Se constituye una lista de correos electrónicos, un grupo en Facebook y comienzan a circular entre los más de 80 miembros, fotos, canciones y experiencias de tamunangues en la capital. Hay unas fotos más preciadas que otras: las fotos con los cultores en Sanare, o Tocuyo o Curarigua. Y es que en la Sociedad tamunanguera hay gustos y ‘escuelas’ diversas. Fulana baila sanareño, fulano tocuyano, se les escucha decir a algunos y no faltan hombres que hagan burlas sobre quien exageró la ingesta de cocuy en la última fiesta.
Muchos de la Sociedad no conocen la vida rural o las fatigas de la pequeña agricultura, pero cuando bailan la juruminga hacen las veces de la mejor manera. Los altares se decoran con el mayor de los respetos y la fiesta es un verdadero ‘ventetú’. Hay quienes contratan o traen tamunangueros de Lara, otros sencillamente envían un mensaje de texto a sus amigos y conocidos. Siempre hay cuatristas para toda la variedad de cuatros a utilizar. Los tamunangues son un evento que todos esperamos con cariño aunque en la Sociedad ya no existen aquellas grandes figuras de ‘capitanes’; éstas han sido reemplazadas por el de ‘más experiencia’ o sencillamente por el ‘organizador’.

***
De estas y otras experiencias similares voy sacando una cuenta, la cual resumiré en la siguiente frase: Hay que dejar al folclor ser folclor. Cuando nos aferramos a una tradición y la congelamos en el tiempo, cuando la independizamos de la cultura misma comenzamos un proceso de rápida destrucción de la tradición. El folclor es como el agua entre las manos, puedes retenerla un poco, pero solo será un poco; ella seguirá su camino por las rendijas más pequeñas que se le presenten. Nuestras formas tradicionales están cambiando y somos testigos privilegiados de ello. Quizá habría que decir que las formas están cambiando, no por arbitrariedad de las personas que las promueven, sino porque la vida, el entorno, la manera de relacionarse de las personas ha cambiado. Los seres humanos entendemos hoy el mundo, de una manera muy distinta a la de hace cuarenta años y eso modifica nuestra conducta.

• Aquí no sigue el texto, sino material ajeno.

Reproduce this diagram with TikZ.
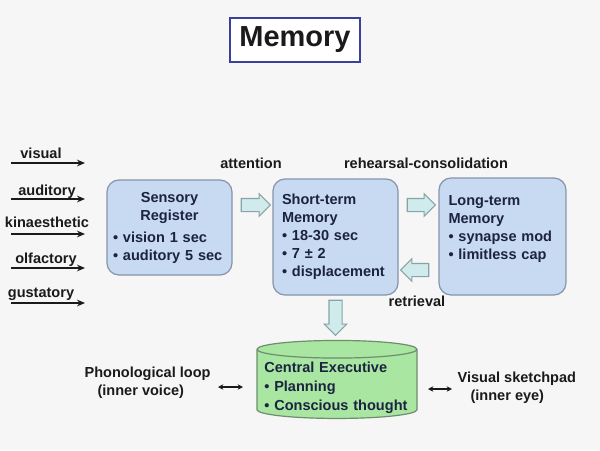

Lo peor que le puede pasar a nuestras tradiciones es que dejen de comunicarnos las cosas importantes de la vida y se conviertan en un museo. Independizar el tamunangue de las personas es asesinarlo. Hay visiones que gustan de ver el tamunangue como una fotografía, como una forma tradicional rígida, estricta inmutable, preestablecida. Me gusta pensar cuando voy a Barquisimeto, que quien me recibirá al llegar será mi madre, no una foto de ella. Quedarme con la foto es perderme la experiencia real de ver, sentir, y compartir con mi madre. Lo mismo sucede con el tamunangue. Así que tenemos que decidir si nos quedamos con la ‘fiesta popular’ de encuentro con las personas, el santo, la tradición, la devoción o si nos quedaremos con una fotografía de ello. Las tradiciones cambian. Están cambiando ¿Acaso no lo ves?